• What this task involves
Search the material for "with" and show all lines that contain it.

══ Supplied material

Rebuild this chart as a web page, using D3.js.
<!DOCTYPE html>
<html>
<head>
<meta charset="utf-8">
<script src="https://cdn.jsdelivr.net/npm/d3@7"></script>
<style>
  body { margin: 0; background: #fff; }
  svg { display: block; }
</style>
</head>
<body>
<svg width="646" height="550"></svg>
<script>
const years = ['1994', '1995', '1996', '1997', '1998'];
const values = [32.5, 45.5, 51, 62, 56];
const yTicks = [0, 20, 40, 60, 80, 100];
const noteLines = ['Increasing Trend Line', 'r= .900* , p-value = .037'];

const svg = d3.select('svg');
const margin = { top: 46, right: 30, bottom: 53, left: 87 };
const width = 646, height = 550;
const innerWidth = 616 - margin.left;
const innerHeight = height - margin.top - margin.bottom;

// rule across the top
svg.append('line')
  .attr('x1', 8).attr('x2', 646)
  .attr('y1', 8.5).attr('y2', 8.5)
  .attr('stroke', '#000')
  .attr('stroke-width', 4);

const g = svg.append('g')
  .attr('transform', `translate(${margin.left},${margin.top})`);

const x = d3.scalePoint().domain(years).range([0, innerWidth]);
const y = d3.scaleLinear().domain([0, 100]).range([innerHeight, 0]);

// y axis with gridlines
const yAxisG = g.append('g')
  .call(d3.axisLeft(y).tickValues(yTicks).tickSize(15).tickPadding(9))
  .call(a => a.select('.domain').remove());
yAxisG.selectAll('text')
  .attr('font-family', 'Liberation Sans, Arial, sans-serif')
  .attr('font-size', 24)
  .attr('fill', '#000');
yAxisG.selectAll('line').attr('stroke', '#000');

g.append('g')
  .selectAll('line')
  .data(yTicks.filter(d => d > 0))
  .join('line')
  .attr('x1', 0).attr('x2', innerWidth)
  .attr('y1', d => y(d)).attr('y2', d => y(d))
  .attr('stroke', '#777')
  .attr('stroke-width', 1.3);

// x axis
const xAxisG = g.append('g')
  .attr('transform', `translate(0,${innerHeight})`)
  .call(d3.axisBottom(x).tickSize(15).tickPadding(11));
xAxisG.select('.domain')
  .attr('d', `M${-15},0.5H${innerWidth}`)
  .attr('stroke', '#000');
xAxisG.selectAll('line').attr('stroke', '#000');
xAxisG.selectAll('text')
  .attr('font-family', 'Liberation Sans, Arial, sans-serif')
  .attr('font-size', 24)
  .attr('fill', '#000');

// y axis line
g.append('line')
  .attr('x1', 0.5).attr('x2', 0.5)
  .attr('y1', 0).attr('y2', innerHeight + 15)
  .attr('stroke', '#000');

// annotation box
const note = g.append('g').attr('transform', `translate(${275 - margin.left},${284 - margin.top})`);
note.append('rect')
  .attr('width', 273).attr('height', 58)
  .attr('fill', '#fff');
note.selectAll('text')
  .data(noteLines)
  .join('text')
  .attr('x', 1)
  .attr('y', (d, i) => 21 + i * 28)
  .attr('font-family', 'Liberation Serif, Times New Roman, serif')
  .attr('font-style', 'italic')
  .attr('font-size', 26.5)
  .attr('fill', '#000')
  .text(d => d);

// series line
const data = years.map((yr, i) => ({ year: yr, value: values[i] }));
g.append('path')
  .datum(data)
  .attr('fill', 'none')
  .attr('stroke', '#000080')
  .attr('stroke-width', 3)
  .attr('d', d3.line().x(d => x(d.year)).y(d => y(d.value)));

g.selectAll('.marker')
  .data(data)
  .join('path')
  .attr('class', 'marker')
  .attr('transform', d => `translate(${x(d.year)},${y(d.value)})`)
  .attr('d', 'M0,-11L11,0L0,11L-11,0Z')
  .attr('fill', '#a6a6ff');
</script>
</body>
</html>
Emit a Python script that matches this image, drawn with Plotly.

════

• Answer
// y axis with gridlines
Emit a Python script that matches this image, drawn with Plotly.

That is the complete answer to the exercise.